The subcommittee received thousands of pages of documents from former Facebook employee Frances Haugen, who also testified before the panel. The documents revealed in part that the company had researched its platforms' impact on children and found negative effects on the mental health of some teen girls. Lawmakers who later confronted executives from Facebook, including Instagram chief Adam Mosseri, were outraged the company hadn't done more to alter its services after the research findings.

The Kids Online Safety Act would raise the standards for online platforms that are "reasonably likely to be used" by kids aged 16 or younger to better protect them.

It requires those companies to implement safeguards that minors or their parents can easily access to "control their experience and personal data."

That would include platform settings that help them limit the ability of others to find minors online, restrict the amount of data that can be collected on them, allow them to opt out of algorithmic-recommendations systems using their data and limit their time spent online.

"I think we are on the cusp of a new era for Big Tech imposing a sense of responsibility that has been completely lacking so far," Blumenthal told reporters at a press conference Wednesday. "And we know that it is not only feasible and possible, but that it works."

He pointed to similar standards in Europe that experts described at one of the subcommittee's hearings.

Blumenthal said he's willing to hear from the tech companies that would be impacted by the bill, though remains wary of their true goals.

"If the tech companies want to come to the table, we're always ready to hear them," Blumenthal said. "But all too often in the past, they have unleashed their armies of lawyers and lobbyists to oppose legislation."

Blumenthal said he thought of the bill as similar to a product safety law that exists for other types of goods.

"For way too long, the internet was regarded as different from all other products," Blumenthal said. "Well, now we're going to have guardrails and safeguards for the internet that will enable children and their parents to protect themselves."

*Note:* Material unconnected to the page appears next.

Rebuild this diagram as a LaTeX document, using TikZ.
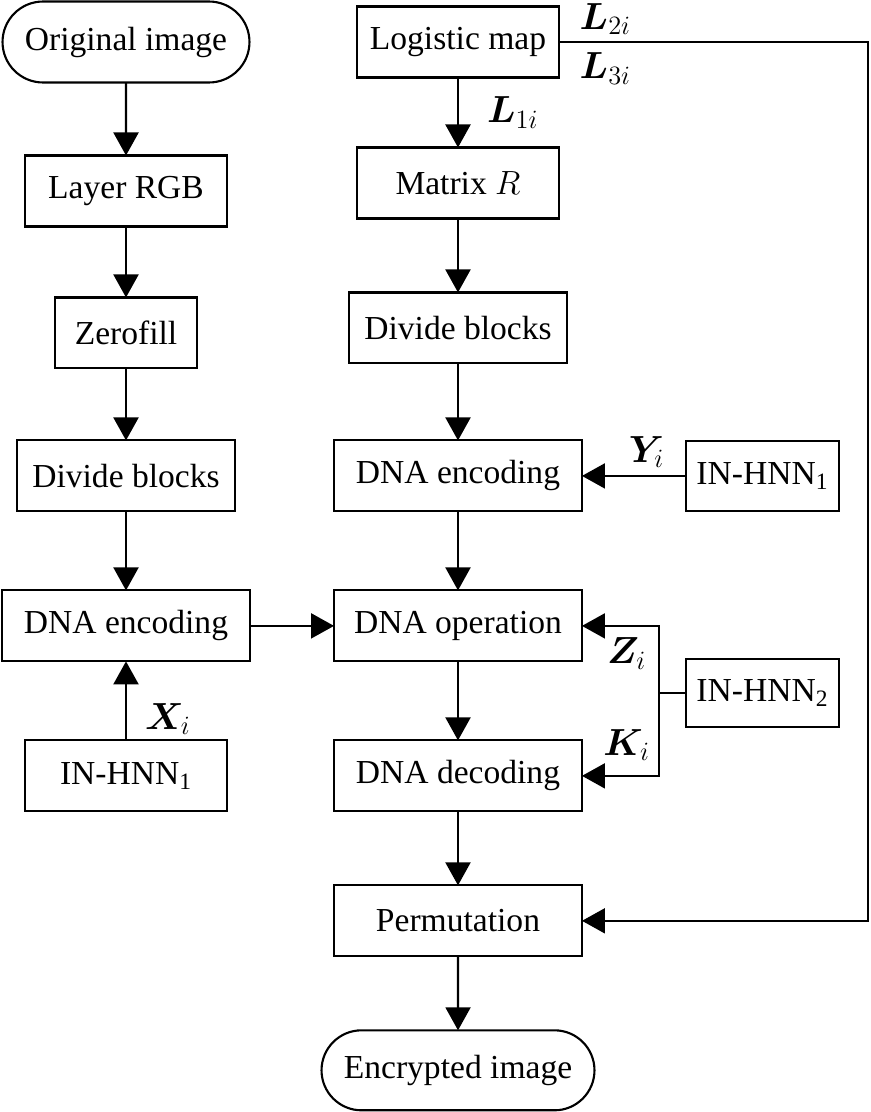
\RequirePackage{fix-cm}
\documentclass[tikz,border=0pt]{standalone}
\usepackage{amssymb,amsmath}
\usepackage{bm}
\usepackage[no-math]{fontspec}
\setmainfont{Liberation Serif}
\usetikzlibrary{arrows.meta}
\usetikzlibrary{positioning}
\usetikzlibrary{shapes.misc}

\begin{document}
\begin{tikzpicture}[
        x = 0.02cm, y = -0.02cm, % pixel grid
        > = {Triangle[length=4.6mm, width=5mm]}, % arrow head style
        node distance = 1.42cm, % gap between boxes
        line width = 1.2pt, % line style
        font = \fontsize{19.1pt}{22pt}\selectfont
    ]

    \tikzstyle{block}=[
        draw = black,
        fill = white,
        inner sep = 0pt,
        outer sep = 0pt,
        minimum height = 1.42cm
    ]
    \tikzstyle{term}=[
        block,
        rounded rectangle,
        minimum height = 1.62cm
    ]
    \tikzstyle{lbl}=[inner sep = 0pt, font = \fontsize{21.5pt}{24pt}\selectfont]

    \useasboundingbox (0,0) rectangle (871,1112);

    % left column
    \node[term, minimum width=4.94cm] (orig) at (126,42) {Original image};
    \node[block, minimum width=4.04cm] (layer) [below=1.46cm of orig] {Layer RGB};
    \node[block, minimum width=2.84cm] (zero) [below=of layer] {Zerofill};
    \node[block, minimum width=4.36cm] (divl) [below=1.44cm of zero] {Divide blocks};
    \node[block, minimum width=4.96cm] (encl) [below=1.58cm of divl] {DNA encoding};
    \node[block, minimum width=4.04cm] (hnnl) [below=1.58cm of encl] {IN-HNN\textsubscript{1}};

    % right column
    \node[block, minimum width=4.04cm] (logmap) at (458,42) {Logistic map};
    \node[block, minimum width=4.04cm] (matr) [below=1.4cm of logmap] {Matrix $R$};
    \node[block, minimum width=4.36cm] (divr) [below=1.48cm of matr] {Divide blocks};
    \node[block, minimum width=4.96cm] (encr) [below=1.54cm of divr] {DNA encoding};
    \node[block, minimum width=4.96cm] (oper) [below=1.58cm of encr] {DNA operation};
    \node[block, minimum width=4.96cm] (decr) [below=1.58cm of oper] {DNA decoding};
    \node[block, minimum width=4.96cm] (perm) [below=1.48cm of decr] {Permutation};
    \node[term, minimum width=5.46cm, minimum height=1.6cm] (encimg) [below=1.48cm of perm] {Encrypted image};

    % key generators
    \node[block, minimum width=3.06cm, minimum height=1.4cm] (hnn1) [right=2.08cm of encr] {IN-HNN\textsubscript{1}};
    \node[block, minimum width=3.06cm, minimum height=1.36cm] (hnn2) [below=2.96cm of hnn1] {IN-HNN\textsubscript{2}};

    \coordinate[left=0.54cm of hnn2] (split);
    \coordinate (turn) at (868,42);

    \draw[->] (orig) -- (layer);
    \draw[->] (layer) -- (zero);
    \draw[->] (zero) -- (divl);
    \draw[->] (divl) -- (encl);
    \draw[->] (hnnl) -- node[lbl, pos=0.27, right=0.36cm] {$\bm{X}_i$} (encl);
    \draw[->] (encl) -- (encl -| oper.west);

    \draw[->] (logmap) -- node[lbl, midway, right=0.56cm] {$\bm{L}_{1i}$} (matr);
    \draw[->] (matr) -- (divr);
    \draw[->] (divr) -- (encr);
    \draw[->] (encr) -- (oper);
    \draw[->] (oper) -- (decr);
    \draw[->] (decr) -- (perm);
    \draw[->] (perm) -- (encimg);

    \draw[->] (hnn1) -- node[lbl, pos=0.38, above=0.14cm] {$\bm{Y}_i$} (encr);
    \draw (hnn2) -- (split);
    \draw[->] (split) |- node[lbl, pos=0.71, below=0.22cm] {$\bm{Z}_i$} (oper);
    \draw[->] (split) |- node[lbl, pos=0.71, above=0.28cm] {$\bm{K}_i$} (decr);

    \draw[->] (logmap) -- node[lbl, pos=0.15, above=0.12cm] {$\bm{L}_{2i}$}
        node[lbl, pos=0.15, below=0.2cm] {$\bm{L}_{3i}$} (turn) |- (perm);

\end{tikzpicture}
\end{document}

Notably, the bill also requires platforms to make the strongest version of these safeguards the default setting on their services. What's more, it would prohibit services from encouraging minors to turn off those controls.

Covered platforms would need to release annual public reports based on an independent, third-party audit of the risks of harm to minors on their services. They would also need to provide access to data for researchers vetted by the National Telecommunications and Information Administration to conduct public interest research on the harms to minors online.

Unlike other bills targeting online platforms, this one does not include a minimum size threshold to be considered liable under the act. Blumenthal said that's because "responsibility is not a matter of the numbers of people who are viewing or seeing toxic content."

The bill also directs government agencies to figure out the best ways to protect minors on these services. For example, it directs the Federal Trade Commission to create guidelines for covered platforms on how to conduct market- and product-focused research on minors. It also requires the NTIA to study how platforms can most feasibly and accurately verify ages of their users.

The bill would create a new council of parents, experts, tech representatives, enforcers and youth voices, convened by the Commerce secretary to give advice on how to implement the law. It would be enforced by the FTC and state attorneys general.

Blumenthal said he's hopeful the Commerce Committee will move efficiently toward a markup so the bill can eventually reach the floor for a full Senate vote.

Blackburn told reporters that the issue of child safety online is one she and her colleagues hear about constantly from their constituents.

"This issue of what is happening online to children is something that comes up repeatedly, with them saying, there has to be something done about this," she said.